Alcune osservazioni sul nuovo Time Out, che e' diventato un free press.
Se uno non esce di casa martedi' mattina (e io martedi' in genere lavoro da casa) e' introvabile.
Infatti a differenza di quanto accade con il Village Voice, il Chicago Reader, ecc., viene distribuito tutto in una volta, alle stazioni della metropolitana.
E alle 10 e' gia' finito.
Invece di distribuirlo un po' alla volta nel corso della settimana in librerie, caffe', centri culturali, ecc.
La dimensione e' la stessa di prima, ma la rivista e' piu' sottile.
80 pagine contro le 120 di prima.
La carta e' di bassa qualita'.
Sono scomparsi i listings, che erano l'unica ragione per procurarsi Time Out.
Il layout e' molto chiassoso.
Lo era anche prima, ma adesso e' pure caotico.
Ricorda molto Guide del Guardian, che non mi e' mai piaciuto.
Gli articoli sono tutti brevi e sembrano tutti scritti in fretta, 5 minuti prima di andare in stampa.
E adesso dove li troviamo i listings completi della settimana, da consultare sulla carta?
Dopo la scomparsa di tanti negozi di dischi, librerie, cinema, edicole (specie di quelle internazionali che mi piacevano tanto), ecco un altro passo verso la pervasivita'/ dipendenza da telefoni e tablets.
Ai quali diventera' ancora piu' indispensabile fare riferimento per orari, indirizzi, ecc.
Insomma, un'occasione sprecata.
Commenti
Ho deciso di tenerlo.
Era tutta un'altra cosa comunque: con lunghe recensioni, colonnine critic's choice pensate, un formato piu' grande, buone fotografie.
Da allora e' costantemente peggiorato, e negli ultimi anni lo compravo, appunto, solo per i listings.
A Milano sono anch'io un po' difficolta' quando torno, per avere una panoramica completa di quello che succede: non mi piacciono particolarmente ne' Tuttomilano, ne' Vivimilano, ne' Zero2.
Ma a Milano l'offerta culturale resta abbastanza contenuta e navigabile.
Londra e' di una complessita' impressionante, e adesso senza i listings tutti in una rivista tocchera' accumulare una quantita' gigantesca di programmi...
Diceva qualcosa tipo: "Waiting for the bus is different from before, with Time Out". Peccato che di Time Out non ci fosse neanche piu' l'ombra.
Ma non e' che ne ho fatto poi quel dramma, dato che di Time Out mi piaceva rovistare nei listings, scoprire venues che non avevo mai sentito nominare prima.
Dell'informazione mainstream vivo volentieri facendo a meno, come ho sempre fatto e probabilmente sempre faro'. Quindi il nuovo Time Out sostanzialmente non mi serve.
La tua ultima osservazione meriterebbe da sola un post.
In estrema sintesi, secondo me stiamo tutti facendo confusione tra la velocita' dei mezzi e la velocita' dei contenuti.
La prima e' un'innovazione fantastica: possiamo essere in contatto con le persone alle quali vogliamo bene anche a grande distanza e in modo immediato, scambiando pensieri, fotografie, ecc.
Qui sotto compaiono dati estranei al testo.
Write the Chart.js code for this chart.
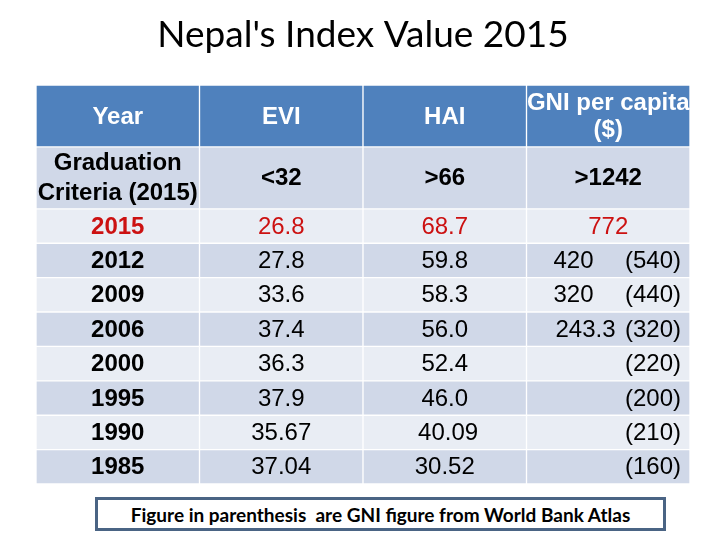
<!DOCTYPE html>
<html>
<head>
<meta charset="utf-8">
<title>Nepal's Index Value 2015</title>
<script src="https://cdn.jsdelivr.net/npm/chart.js@4"></script>
<style>
  html, body { margin: 0; padding: 0; background: #fff; }
  #wrap { position: relative; width: 720px; height: 540px; }
  #note {
    position: absolute; left: 95px; top: 497px; width: 565px; height: 28px;
    border: 3px solid #4a6484; background: #fff;
    font: bold 19px Lato, "Open Sans", sans-serif; color: #000;
    text-align: center; line-height: 29px;
  }
</style>
</head>
<body>
<div id="wrap">
  <canvas id="table" width="720" height="540"></canvas>
  <div id="note">Figure in parenthesis&nbsp; are GNI figure from World Bank Atlas</div>
</div>
<script>
const columns = ["Year", "EVI", "HAI", "GNI per capita\n($)"];
const criteria = ["Graduation\nCriteria (2015)", "<32", ">66", ">1242"];
const years = ["2015", "2012", "2009", "2006", "2000", "1995", "1990", "1985"];
const evi = ["26.8", "27.8", "33.6", "37.4", "36.3", "37.9", "35.67", "37.04"];
const hai = ["68.7", "59.8", "58.3", "56.0", "52.4", "46.0", " 40.09", "30.52"];
const gni = ["772", "420", "320", "243.3", "", "", "", ""];
const gniAtlas = ["", "(540)", "(440)", "(320)", "(220)", "(200)", "(210)", "(160)"];

// row spans in row units (header and criteria rows are taller)
const tallRow = 1.8;
const rowSpans = [[0, tallRow], [tallRow, tallRow * 2]];
years.forEach((y, i) => rowSpans.push([tallRow * 2 + i, tallRow * 2 + i + 1]));
const totalRows = tallRow * 2 + years.length;

const headBlue = "#4f81bd";
const darkRow = "#d0d8e8";
const lightRow = "#e9edf4";
const rowColors = [headBlue, darkRow].concat(years.map((y, i) => i % 2 ? darkRow : lightRow));

const cellFont = '"Liberation Sans", Arial, sans-serif';

// text for each row, one entry per column
const rowTexts = [columns, criteria].concat(years.map((y, i) => [y, evi[i], hai[i], gni[i]]));

const cellText = {
  id: "cellText",
  afterDatasetsDraw(chart) {
    const ctx = chart.ctx;
    const xs = chart.scales.x, ys = chart.scales.y;
    const half = (xs.getPixelForValue(1) - xs.getPixelForValue(0)) / 2;
    ctx.save();
    ctx.textBaseline = "middle";
    rowTexts.forEach((texts, r) => {
      const yMid = ys.getPixelForValue((rowSpans[r][0] + rowSpans[r][1]) / 2);
      const red = r === 2;
      texts.forEach((t, c) => {
        const cx = xs.getPixelForValue(c);
        let weight = "normal", color = "#000";
        if (r === 0) color = "#fff";
        if (r <= 1 || c === 0) weight = "bold";
        if (red) color = "#cc1111";
        ctx.fillStyle = color;
        ctx.font = weight + " 24px " + cellFont;
        const lines = t.split("\n");
        const gap = r === 0 ? 27 : 30;
        // GNI column with Atlas figure: left value + right-aligned parenthesis
        if (c === 3 && r >= 2 && gniAtlas[r - 2]) {
          ctx.textAlign = "right";
          ctx.fillText(gniAtlas[r - 2], cx + half - 9, yMid + 1);
          if (t) {
            ctx.textAlign = "left";
            ctx.fillText(t, cx - half + (t.length > 3 ? 29 : 27), yMid + 1);
          }
          return;
        }
        ctx.textAlign = "center";
        lines.forEach((ln, k) => {
          const off = (k - (lines.length - 1) / 2) * gap;
          ctx.fillText(ln, cx, yMid + off + 1);
        });
      });
    });
    ctx.restore();
  }
};

new Chart(document.getElementById("table"), {
  type: "bar",
  data: {
    labels: columns,
    datasets: rowSpans.map((span, r) => ({
      label: "row" + r,
      data: columns.map(() => span),
      backgroundColor: rowColors[r],
      borderColor: "#ffffff",
      borderWidth: 1,
      borderSkipped: false,
      grouped: false,
      barPercentage: 1,
      categoryPercentage: 1
    }))
  },
  options: {
    responsive: false,
    animation: false,
    layout: { padding: { left: 36, right: 30, top: 0, bottom: 56 } },
    plugins: {
      legend: { display: false },
      tooltip: { enabled: false },
      title: {
        display: true,
        text: "Nepal's Index Value 2015",
        color: "#000",
        font: { family: "Lato, 'Open Sans', sans-serif", size: 37, weight: "normal" },
        padding: { top: 13, bottom: 27.6 }
      }
    },
    scales: {
      x: { type: "category", display: false, offset: true },
      y: { type: "linear", display: false, reverse: true, min: 0, max: totalRows }
    }
  },
  plugins: [cellText]
});
</script>
</body>
</html>
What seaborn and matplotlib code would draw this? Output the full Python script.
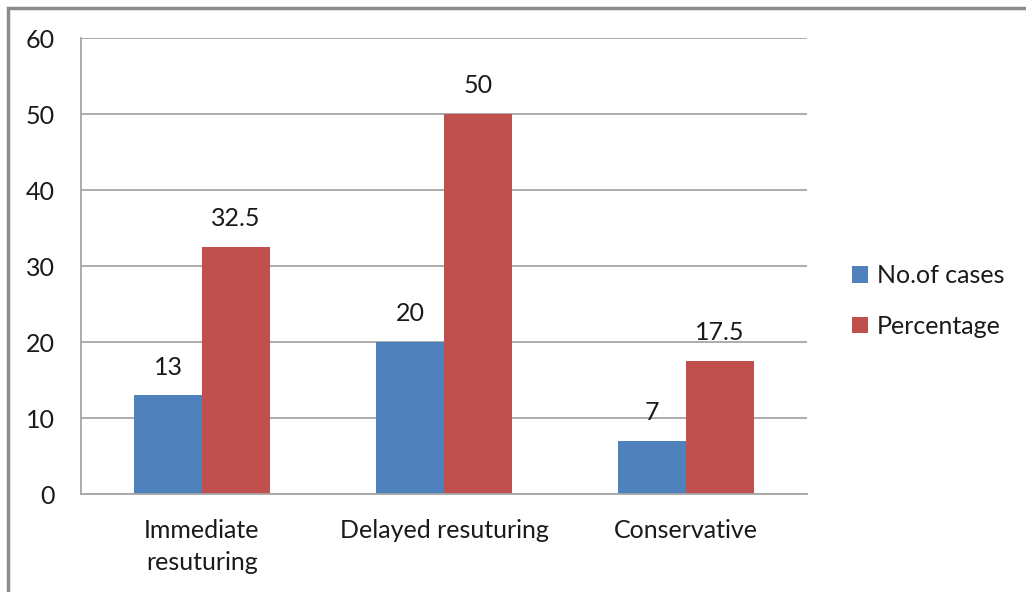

Se hai la mia eta' ricordi ancora probabilmente un'intera adolescenza passata ad aspettare il postino... Ricordi poco piacevoli.
Ma questa velocizzazione dei mezzi ha finito per accompagnarsi automaticamente a una velocizzazione nella generazione dei contenuti.
Che ha portato, ma non solo, alla sciattezza contenutistica dell'attuale Time Out.